Most importantly, binding to ghost fields shouldn't invalidate regular
fields.
Maybe i'd find out that ghost fields won't work as nicely as i expected,
so i'd have to think of them as "shadow memory" instead - pretend that
ghost values mapped to memregions are actually "outside" memregions. But
i still hope that it's not the case and managing superregions would be
helpful; the 'errno' ghost variable is my primary motivation for this
(we don't always have it in the AST, as it could be macroed into some
`*__errno()', but we still know in which memspace it should reside).
> c. Also, Store provides us with SymbolRegionValue-class and
> SymbolDerived-class symbols for our structures when values in them
> are unknown; this way we can reason if it's the same unknown or a
> probably-different unknown.
>
>
> This is a very interesting property! Tracking this would be automatic?
> Do you know how much extra overhead would that be?
The Store just auto-creates them for regions initialized in a certain
manner (eg. not initialized at all -> create SymbolRegionValue), and i
guess it just shouldn't make an exception for ghost regions.
When this feature is not used, as in my examples with stream checker, we
simply see if the value is constant or not, and we don't care if it's
constant.
There's slight problem with marking the stream state as unknown - right
now i bind an UnknownVal into it. Once we do want to use such feature,
we'd have to call a standard invalidation method on that region. With
GDM, we could simply remove it from GDM - "stop tracking", then "start
tracking" again. But we cannot remove bindings from the Store, because
we want to avoid reincarnation of SymbolRegionValue. This UnknownVal
binding would be automatically removed once the stream dies, but i agree
that it's still some overhead to measure.

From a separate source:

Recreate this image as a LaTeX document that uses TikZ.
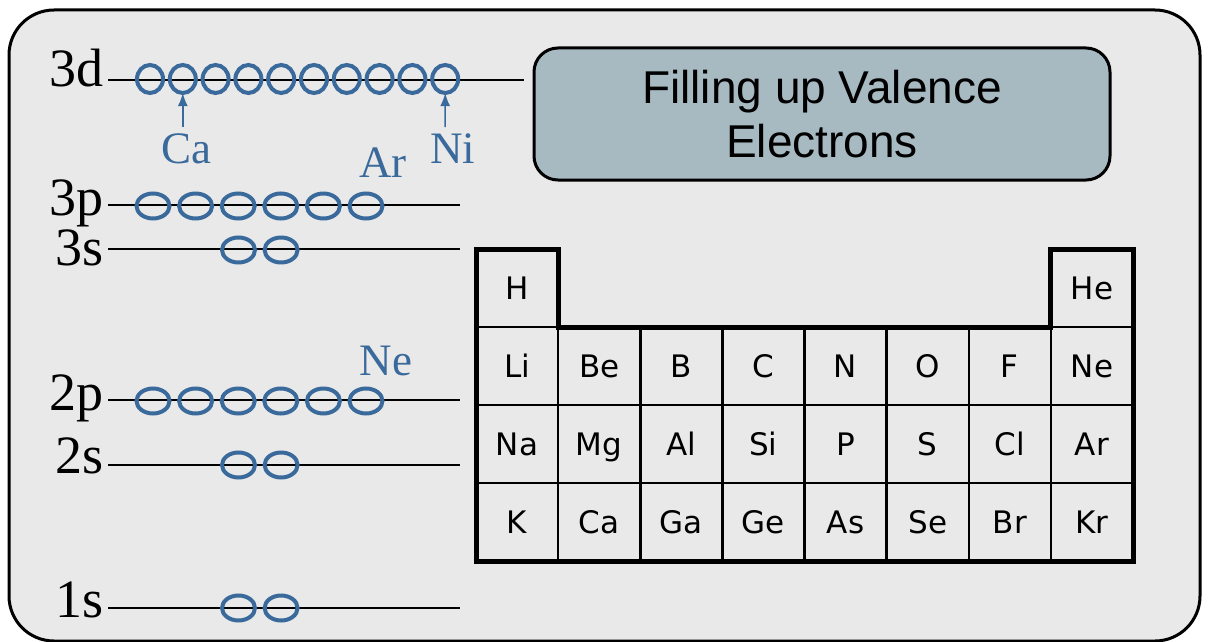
\documentclass[tikz,border=0pt]{standalone}
\usepackage{fontspec}
\setmainfont{Liberation Serif}
\newfontfamily\arialf{Liberation Sans}
\newfontfamily\dejavu{DejaVu Sans}
\usetikzlibrary{arrows.meta,shapes.geometric}
\definecolor{bg}{HTML}{E9E9E9}
\definecolor{eblue}{HTML}{3A6A9B}
\definecolor{titlefill}{HTML}{A7B9C1}
\begin{document}
\begin{tikzpicture}[x=1pt,y=-1pt,
  lev/.style={line width=1.4pt},
  lab/.style={font=\fontsize{54}{60}\selectfont, anchor=base east, inner sep=0pt},
  blab/.style={text=eblue, font=\fontsize{45}{50}\selectfont, inner sep=0pt, anchor=base},
  orbd/.style={draw=eblue, line width=4pt, ellipse, inner sep=0pt, outer sep=0pt, minimum width=26pt, minimum height=28pt},
  orbp/.style={draw=eblue, line width=4pt, ellipse, inner sep=0pt, outer sep=0pt, minimum width=33pt, minimum height=25pt},
  arr/.style={draw=eblue, line width=1.5pt, -{Latex[length=13pt,width=10pt]}},
  cell/.style={draw, line width=2.5pt, minimum width=82.125pt, minimum height=78pt, inner sep=0pt, text height=22.6pt, text depth=0pt, font=\dejavu\fontsize{31}{36}\selectfont},
  titlebox/.style={draw, line width=3pt, fill=titlefill, rounded corners=24pt, minimum width=576pt, minimum height=132pt, align=center, font=\arialf\fontsize{46}{54}\selectfont}
]
\path[use as bounding box] (0,0) rectangle (1208,642);
\clip (0,0) rectangle (1208,642);
% outer panel
\draw[line width=3pt, fill=bg, rounded corners=45pt] (9,10) rectangle (1200,641);

% level labels
\node[lab] (l3d) at (104,87) {3d};
\node[lab] (l3p) at (104,215) {3p};
\node[lab] (l3s) at (104,265) {3s};
\node[lab] (l2p) at (104,410) {2p};
\node[lab] (l2s) at (104,473) {2s};
\node[lab] (l1s) at (104,617) {1s};

% level lines
\coordinate (e3d) at (524,80);
\coordinate (e3p) at (460,205);
\coordinate (e3s) at (460,249);
\coordinate (e2p) at (460,400);
\coordinate (e2s) at (460,465);
\coordinate (e1s) at (460,608);
\draw[lev] (108,80) -- (e3d);
\draw[lev] (108,205) -- (e3p);
\draw[lev] (108,249) -- (e3s);
\draw[lev] (108,400) -- (e2p);
\draw[lev] (108,465) -- (e2s);
\draw[lev] (108,608) -- (e1s);

% orbitals
\foreach \k in {1,...,10} \node[orbd] (d\k) at ({150+32.8*(\k-1)},79) {};
\foreach \k in {1,...,6} \node[orbp] (tp\k) at ({153+42.6*(\k-1)},206) {};
\foreach \k in {1,...,6} \node[orbp] (wp\k) at ({153+42.6*(\k-1)},401) {};
\foreach \k in {1,2} {
  \node[orbp] (ts\k) at ({238.5+42.6*(\k-1)},250) {};
  \node[orbp] (ws\k) at ({238.5+42.6*(\k-1)},465) {};
  \node[orbp] (os\k) at ({238.5+42.6*(\k-1)},608) {};
}

% blue labels
\node[blab] (Ca) at (186,163) {Ca};
\node[blab] (Ni) at (453,163) {Ni};
\node[blab] (Ar) at (383,177) {Ar};
\node[blab] (Ne) at (386,375) {Ne};
\coordinate (caT) at (182.8,127);
\coordinate (niT) at (445.2,127);
\draw[arr] (caT) -- (d2.south);
\draw[arr] (niT) -- (d10.south);

% title
\node[titlebox] (title) at (822,114) {Filling up Valence\\Electrons};

% periodic table
\def\cw{82.125}
\node[cell] (H) at ({476+\cw*0.5},288) {H};
\node[cell] (He) at ({476+\cw*7.5},288) {He};
\foreach \n [count=\i from 0] in {Li,Be,B,C,N,O,F,Ne}
  \node[cell] (r1\n) at ({476+\cw*(\i+0.5)},366) {\n};
\foreach \n [count=\i from 0] in {Na,Mg,Al,Si,P,S,Cl,Ar}
  \node[cell] (r2\n) at ({476+\cw*(\i+0.5)},444) {\n};
\foreach \n [count=\i from 0] in {K,Ca,Ga,Ge,As,Se,Br,Kr}
  \node[cell] (r3\n) at ({476+\cw*(\i+0.5)},522) {\n};
\draw[line width=5pt, line join=miter] (476,249) -- (558.1,249) -- (558.1,327) -- (1050.9,327) -- (1050.9,249) -- (1133,249) -- (1133,561) -- (476,561) -- cycle;
\end{tikzpicture}
\end{document}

> d. The store can be easily dump()'ed, we no longer need hooks
> for printing the program state on checker side.
>
>
> I think still need a way to stringify the metadata we attached to the
> "objects".
Yeah, it'd be nice to have constants mapped to some string values, eg.
right now the dump looks like:
(StreamState{conj_$0<void *>}, 0, Direct): 1 S32b
But it'd be better as:
(StreamState{conj_$0<void *>}, 0, Direct): Open
We could do that by adding a helper method to the state trait, maybe
merge the whole enum into the trait.
>
> e. In the future, we can probably add alpha-renaming, and then
> problems and solutions would most likely be exactly the same for
> the Store itself and for checker data structures.
>
>
> Good point!
>
>
> 4. This approach is very easy to implement and to explain. Most of
> the time, we just use the standard getSVal()/bindLoc() API for
> everything, probably some overrides.
>
>
> If you think of this as an alternative to GDM, a guide explaining when
> to choose the GDM would be awesome.
>
>
> A few arguments against this approach:
>
> 1. Some program state traits do not try to model data structures
> that already exist in the program. The best example is probably
> range constraints. Constraints are immaterial for dynamic
> execution - they're a meta-information about chosen execution
> path. For such traits, i do not yet present a solution, though i
> have a couple of thoughts - if anybody's curious, i can dump. In
> particular, i feel as if constraint-like traits can be easily
> supported with a separate generic approach, and it'd cover all of
> our problems.
>
>
> What kind of ranges are we talking about? Aren't we only store ranges
> for symbols using the constraint manager?
A few more info on this matter, as it seems important. Yeah, the primary
example is ranges for symbols. One more example would be dynamic type
map, but it's a bit more complicated.
So i propose the following reasoning as an approximation for a criteria
of using GDM vs. using Store: it's somehow similar to difference between
symbols and regions. I'm not possessing a perfectly clear understanding
right now, but i'd try my best to explain my thoughts below:
Region contents are essentially mutable. Today they contain one thing,
tomorrow they contain another thing, but it's still the same region. You
can overwrite it, you can move it to another region, you can invalidate
it, you can placement-new on top of it.
Symbols, on the other hand, are essentially immutable. Any information
about the symbol which we managed to gather about the symbol was true
since forever and shall remain true forever. A symbol of range [1, 2]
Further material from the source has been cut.